[BEGIN]

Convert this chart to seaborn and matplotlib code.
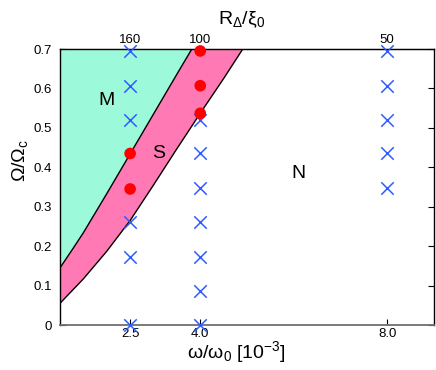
import numpy as np
import pandas as pd
import matplotlib
matplotlib.use("Agg")
import matplotlib.pyplot as plt
import seaborn as sns

# ---- data ----
upper_x = [1.0, 1.25, 1.5, 2.0, 2.5, 3.0, 3.5, 3.82]
upper_y = [0.145, 0.189, 0.234, 0.333, 0.434, 0.535, 0.636, 0.70]
lower_x = [1.0, 1.25, 1.5, 2.0, 2.5, 3.0, 3.5, 4.0, 4.5, 4.91]
lower_y = [0.055, 0.086, 0.117, 0.187, 0.265, 0.355, 0.447, 0.537, 0.625, 0.70]

red_x = [2.5, 2.5, 4.0, 4.0, 4.0]
red_y = [0.345, 0.435, 0.537, 0.607, 0.695]

cross_x = [2.5]*6 + [4.0]*7 + [8.0]*5
cross_y = [0.0, 0.173, 0.26, 0.52, 0.607, 0.695,
           0.0, 0.087, 0.173, 0.26, 0.347, 0.435, 0.52,
           0.347, 0.435, 0.52, 0.607, 0.695]

xticks = [2.5, 4.0, 8.0]
xticklabels = ["2.5", "4.0", "8.0"]
top_labels = ["160", "100", "50"]
yticks = [0, 0.1, 0.2, 0.3, 0.4, 0.5, 0.6, 0.7]
yticklabels = ["0", "0.1", "0.2", "0.3", "0.4", "0.5", "0.6", "0.7"]

sns.set_style("white")
plt.rcParams['font.family'] = ['Liberation Sans', 'DejaVu Sans']
plt.rcParams['mathtext.fontset'] = 'custom'
plt.rcParams['mathtext.rm'] = 'Liberation Sans'
plt.rcParams['mathtext.it'] = 'Liberation Sans'
for k in ['text.color', 'axes.labelcolor', 'xtick.color', 'ytick.color']:
    plt.rcParams[k] = 'black'

fig = plt.figure(figsize=(4.36, 3.70), dpi=100)
ax = fig.add_axes([60/436, 45/370, 374/436, 276/370])
xmin, xmax, ymin, ymax = 1.0, 9.0, 0.0, 0.7

teal = "#9CFADB"
pink = "#FF7AB4"

# M region polygon: left edge, top edge, along upper boundary
mx = [xmin] + [upper_x[-1]] + upper_x[::-1]
my = [ymax] + [ymax] + upper_y[::-1]
ax.fill(mx, my, color=teal, lw=0, zorder=1)
# S region: between upper and lower boundary
sx = upper_x + [lower_x[-1]] + lower_x[::-1]
sy = upper_y + [ymax] + lower_y[::-1]
ax.fill(sx, sy, color=pink, lw=0, zorder=1)

bd = pd.DataFrame({"x": upper_x, "y": upper_y})
sns.lineplot(data=bd, x="x", y="y", sort=False, color="black", lw=1.0, ax=ax, zorder=2)
bd2 = pd.DataFrame({"x": lower_x, "y": lower_y})
sns.lineplot(data=bd2, x="x", y="y", sort=False, color="black", lw=1.0, ax=ax, zorder=2)

cr = pd.DataFrame({"x": cross_x, "y": cross_y})
sns.scatterplot(data=cr, x="x", y="y", marker="x", s=80, color="#2F5BFF",
                linewidth=1.1, ax=ax, zorder=3, clip_on=False)
rd = pd.DataFrame({"x": red_x, "y": red_y})
sns.scatterplot(data=rd, x="x", y="y", marker="o", s=70, color="#FF0000",
                edgecolor="none", ax=ax, zorder=4, clip_on=False)

ax.set_xlim(xmin, xmax)
ax.set_ylim(ymin, ymax)
ax.set_xticks(xticks)
ax.set_xticklabels(xticklabels, fontsize=9.5)
ax.set_yticks(yticks)
ax.set_yticklabels(yticklabels, fontsize=9.5)
ax.set_xlabel("")
ax.set_ylabel("")
ax.tick_params(axis="both", direction="in", length=4, width=0.8, pad=2,
               right=True, left=True, bottom=True, top=False, colors="black")
ax.tick_params(axis="y", pad=6)
for s in ["top", "left", "right"]:
    ax.spines[s].set_color("black")
    ax.spines[s].set_linewidth(1.0)
    ax.spines[s].set_visible(True)
ax.spines["bottom"].set_color("#707070")
ax.spines["bottom"].set_linewidth(1.3)
ax.spines["bottom"].set_visible(True)

top = ax.secondary_xaxis("top")
top.set_xticks(xticks)
top.set_xticklabels(top_labels, fontsize=9.5)
top.tick_params(length=0, pad=2, colors="black")

ax.text(2.0, 0.57, "M", fontsize=14, ha="center", va="center")
ax.text(3.1, 0.435, "S", fontsize=14, ha="center", va="center")
ax.text(6.1, 0.385, "N", fontsize=14, ha="center", va="center")

fig.text(242/436, 1 - 20/370, r"R$_\Delta$/ξ$_0$", fontsize=14, ha="center", va="center")
fig.text(20/436, 1 - 160/370, r"Ω/Ω$_\mathrm{c}$", fontsize=14, ha="center", va="center", rotation=90)
fig.text(236/436, 1 - 352/370, r"ω/ω$_0$ [10$^{-3}$]", fontsize=14, ha="center", va="center")

fig.savefig("out.png", dpi=100)
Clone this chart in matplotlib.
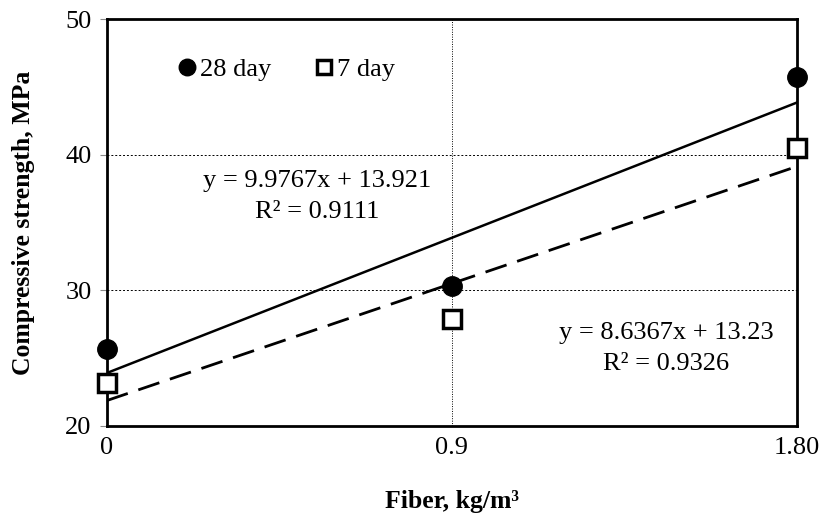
import matplotlib
matplotlib.use("Agg")
import matplotlib.pyplot as plt
import numpy as np

plt.rcParams['font.family'] = ['Liberation Serif', 'DejaVu Serif']

categories = ["0", "0.9", "1.80"]
day28 = [25.7, 30.3, 45.7]
day7 = [23.2, 27.9, 40.5]
fit28 = (9.9767, 13.921)
fit7 = (8.6367, 13.23)
eq28 = "y = 9.9767x + 13.921\nR² = 0.9111"
eq7 = "y = 8.6367x + 13.23\nR² = 0.9326"

x = np.arange(1, len(categories) + 1)

fig = plt.figure(figsize=(8.21, 5.15), dpi=100)
ax = fig.add_axes([0.130, 0.173, 0.841, 0.790])

ax.set_xlim(1, 3)
ax.set_ylim(20, 50)
ax.set_yticks([20, 30, 40, 50])
ax.set_xticks(x)
ax.set_xticklabels(categories)

ax.grid(True, which='major', axis='y', color='black', linestyle=(0, (2, 2)), linewidth=0.7)
ax.grid(True, which='major', axis='x', color='black', linestyle=(0, (1, 1.5)), linewidth=0.7)
ax.set_axisbelow(True)

xs = np.array([1, 3])
ax.plot(xs, fit28[0] * xs + fit28[1], color='black', lw=1.8, zorder=3)
ax.plot(xs, fit7[0] * xs + fit7[1], color='black', lw=2.0, linestyle=(0, (8, 4)), zorder=3)

ax.plot(x, day28, 'o', color='black', markersize=14, clip_on=False, zorder=5, label='28 day')
ax.plot(x, day7, 's', markerfacecolor='white', markeredgecolor='black', markeredgewidth=2.5,
        markersize=12.5, clip_on=False, zorder=5, label='7 day')

for s in ax.spines.values():
    s.set_linewidth(2.0)
    s.set_color('black')

ax.tick_params(axis='y', direction='out', length=5, color='#888888', labelsize=19, pad=6)
ax.tick_params(axis='x', length=0, labelsize=19, pad=8)

ax.set_xlabel("Fiber, kg/m³", fontsize=18.5, fontweight='bold', labelpad=22)
ax.set_ylabel("Compressive strength, MPa", fontsize=18.5, fontweight='bold', labelpad=22)

ax.legend(loc='center left', bbox_to_anchor=(0.097, 0.877), ncol=2, frameon=False, fontsize=19,
          handletextpad=0.0, columnspacing=1.5, handlelength=1.0, markerscale=0.85,
          borderpad=0, borderaxespad=0)

ax.text(1.61, 36.9, eq28, ha='center', va='center', fontsize=19, linespacing=1.5)
ax.text(2.62, 25.7, eq7, ha='center', va='center', fontsize=19, linespacing=1.5)

fig.savefig("out.png", dpi=100)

[END]

What to do:
Exactly the lines from the one with "Clone this chart in matplotlib." through the one with "ax.set_xticklabels(categories)" are to be reproduced, and no pictures with them.

The completed task:
Clone this chart in matplotlib.
import matplotlib
matplotlib.use("Agg")
import matplotlib.pyplot as plt
import numpy as np

plt.rcParams['font.family'] = ['Liberation Serif', 'DejaVu Serif']

categories = ["0", "0.9", "1.80"]
day28 = [25.7, 30.3, 45.7]
day7 = [23.2, 27.9, 40.5]
fit28 = (9.9767, 13.921)
fit7 = (8.6367, 13.23)
eq28 = "y = 9.9767x + 13.921\nR² = 0.9111"
eq7 = "y = 8.6367x + 13.23\nR² = 0.9326"

x = np.arange(1, len(categories) + 1)

fig = plt.figure(figsize=(8.21, 5.15), dpi=100)
ax = fig.add_axes([0.130, 0.173, 0.841, 0.790])

ax.set_xlim(1, 3)
ax.set_ylim(20, 50)
ax.set_yticks([20, 30, 40, 50])
ax.set_xticks(x)
ax.set_xticklabels(categories)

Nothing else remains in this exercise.